Other projects have to deal with this too

Posted Oct 22, 2015 11:19 UTC (Thu) by stevem (subscriber, #1512) [Link]

In Debian, we have processes for finding out who's no longer active as it *does* matter. Not just in terms of a pool of non-voting folks who may make it harder to make changes, but also in terms of things like disabling upload rights and login access to various systems. It's a simple security policy to reduce the attack space, locking unused accounts etc.

A key part of the message for Debian contributors is that we'd rather have people tell us "sorry, I'm too busy to help right now" instead of just going MIA. There shouldn't be any shame attached to admitting that life has got too busy for a contributor to work on stuff for a while - we'd just rather know about it than have to work it out over the next year+.

Finding inactive openSUSE members

Posted Oct 22, 2015 18:56 UTC (Thu) by smoogen (subscriber, #97) [Link]

In my experience with fedora, the best way to find out who is not active has been to mandate a password change and close all accounts which didn't change after 60-90 days. This usually happens after a security problem of some sort so you get two fixes for the price of one. :)

My actual take on a useful solution is that you have to regularly register to vote. This is a norm in some countries and as long as it isn't an onerous (please fill out these L forms, pay M dollars, and sign away N rights) is probably the best for keeping "the voting public" to something where quorum levels and such are usable.

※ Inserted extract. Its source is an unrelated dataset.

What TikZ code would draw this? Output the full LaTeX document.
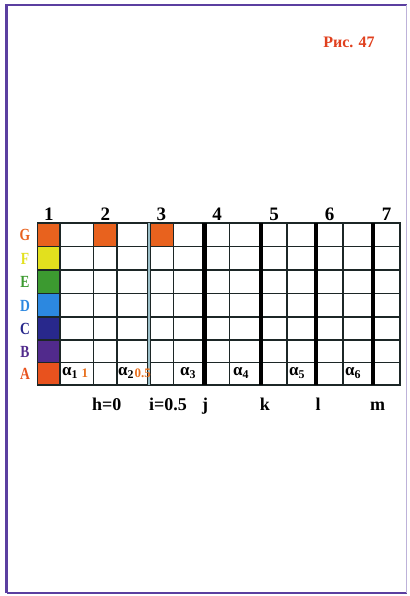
\documentclass[tikz,border=0pt]{standalone}
\usepackage{fontspec}
\setmainfont{Liberation Serif}
\usepackage{tikz}
\usetikzlibrary{positioning}

\begin{document}
\begin{tikzpicture}[x=1pt, y=-1pt,
  gridline/.style={draw=gridc, line width=1.4pt},
  heavyline/.style={draw=black, line width=4.6pt},
  colnum/.style={font=\bfseries\fontsize{19}{19}\selectfont, anchor=south, inner sep=0pt},
  rowlet/.style={font=\bfseries\fontsize{17}{17}\selectfont, xscale=0.8, inner sep=0pt},
  alab/.style={font=\bfseries\fontsize{17}{17}\selectfont, anchor=west, inner sep=0pt},
  aval/.style={font=\bfseries\fontsize{13}{13}\selectfont, text=valc, inner sep=0pt},
  linelab/.style={font=\bfseries\fontsize{18}{18}\selectfont, anchor=base, inner sep=0pt}]
% --- GRADE COM CORES, LINHAS GROSSAS E ROTULOS ---
\definecolor{framec}{HTML}{5B3FA0}
\definecolor{gridc}{HTML}{1C2626}
\definecolor{ilight}{HTML}{9CBFC8}
\definecolor{valc}{HTML}{E8701E}
\definecolor{titlec}{HTML}{E0401E}
\definecolor{colG}{HTML}{E8621E}
\definecolor{colF}{HTML}{E2E01E}
\definecolor{colE}{HTML}{3C9A30}
\definecolor{colD}{HTML}{2C88E0}
\definecolor{colC}{HTML}{28288C}
\definecolor{colB}{HTML}{512A8C}
\definecolor{colA}{HTML}{E8521E}

\useasboundingbox (0,0) rectangle (409,596);

% LAYER 1: Moldura
\draw[draw=framec, line width=2.8pt] (6.5,593) -- (6.5,5) -- (407,5);
\draw[draw=framec, line width=1.8pt] (6.5,593) -- (407,593);
\draw[draw=framec!40, line width=1pt] (406.5,5) -- (406.5,593);
\node[font=\bfseries\fontsize{16}{16}\selectfont, text=titlec, anchor=base] (fig) at (349,48) {Рис. 47};

% LAYER 2: Celulas coloridas
\fill[colG] (37.5,223) rectangle (60,246.5);
\fill[colF] (37.5,246.5) rectangle (60,270);
\fill[colE] (37.5,270) rectangle (60,293.5);
\fill[colD] (37.5,293.5) rectangle (60,317);
\fill[colC] (37.5,317) rectangle (60,340);
\fill[colB] (37.5,340) rectangle (60,362.5);
\fill[colA] (37.5,362.5) rectangle (60,385);
\fill[colG] (93.5,223) rectangle (117,246.5);
\fill[colG] (149,223) rectangle (173.5,246.5);

% LAYER 3: Linhas da grade
\draw[gridline] (37.5,246.5) -- (400,246.5) (37.5,270) -- (400,270) (37.5,293.5) -- (400,293.5)
  (37.5,317) -- (400,317) (37.5,340) -- (400,340) (37.5,362.5) -- (400,362.5);
\draw[gridline] (60,223) -- (60,385) (93.5,223) -- (93.5,385) (117,223) -- (117,385)
  (173.5,223) -- (173.5,385) (229.5,223) -- (229.5,385) (287,223) -- (287,385) (343,223) -- (343,385);
\draw[gridline, line width=1.7pt] (37.5,223) rectangle (400,385);
\draw[draw=gridc, double=ilight, double distance=1.6pt, line width=1.2pt] (149,223) -- (149,385);
\draw[heavyline] (204.5,223) -- (204.5,385) (261,223) -- (261,385) (316,223) -- (316,385) (373,223) -- (373,385);

% LAYER 4: Numeros das colunas
\node[colnum] (n1) at (48.75,221) {1};
\node[colnum] (n2) at (105.25,221) {2};
\node[colnum] (n3) at (161.25,221) {3};
\node[colnum] (n4) at (217,221) {4};
\node[colnum] (n5) at (274,221) {5};
\node[colnum] (n6) at (329.5,221) {6};
\node[colnum] (n7) at (386.5,221) {7};

% LAYER 5: Letras das linhas
\node[rowlet, text=colG] (rowG) at (25,235) {G};
\node[rowlet, text=colF] (rowF) at (25,258.5) {F};
\node[rowlet, text=colE] (rowE) at (25,282) {E};
\node[rowlet, text=colD] (rowD) at (25,305.5) {D};
\node[rowlet, text=colC] (rowC) at (25,328.5) {C};
\node[rowlet, text=colB] (rowB) at (25,351.5) {B};
\node[rowlet, text=colA] (rowA) at (25,374) {A};

% LAYER 6: Alfas na linha A
\node[alab] (a1) at (62,373) {α\textsubscript{1}};
\node[aval, right=3pt of a1] (v1) {1};
\node[alab] (a2) at (118,373) {α\textsubscript{2}};
\node[aval, right=0pt of a2] (v2) {0.5};
\node[alab] (a3) at (180,373) {α\textsubscript{3}};
\node[alab] (a4) at (233,373) {α\textsubscript{4}};
\node[alab] (a5) at (289,373) {α\textsubscript{5}};
\node[alab] (a6) at (345,373) {α\textsubscript{6}};

% LAYER 7: Rotulos das linhas verticais
\node[linelab, anchor=base west] (labh) at (92,410) {h=0};
\node[linelab, anchor=base west] (labi) at (149,410) {i=0.5};
\node[linelab] (labj) at (205,410) {j};
\node[linelab] (labk) at (265,410) {k};
\node[linelab] (labl) at (318,410) {l};
\node[linelab] (labm) at (377.5,410) {m};
\end{tikzpicture}
\end{document}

Finding inactive openSUSE members

Posted Oct 25, 2015 0:29 UTC (Sun) by malor (guest, #2973) [Link]

A thought occurs: if they define active members as people who voted in the prior election, or who have joined (or explicitly declared themselves active again) subsequently, then they both automatically have a reasonably current count, and also encourage participation in elections. Everyone wins.

This is a bit grim, but the open source world is getting old enough that some of us are starting to die, so it seems to me that requiring *some* kind of action or declaration to be considered active would probably be a good idea.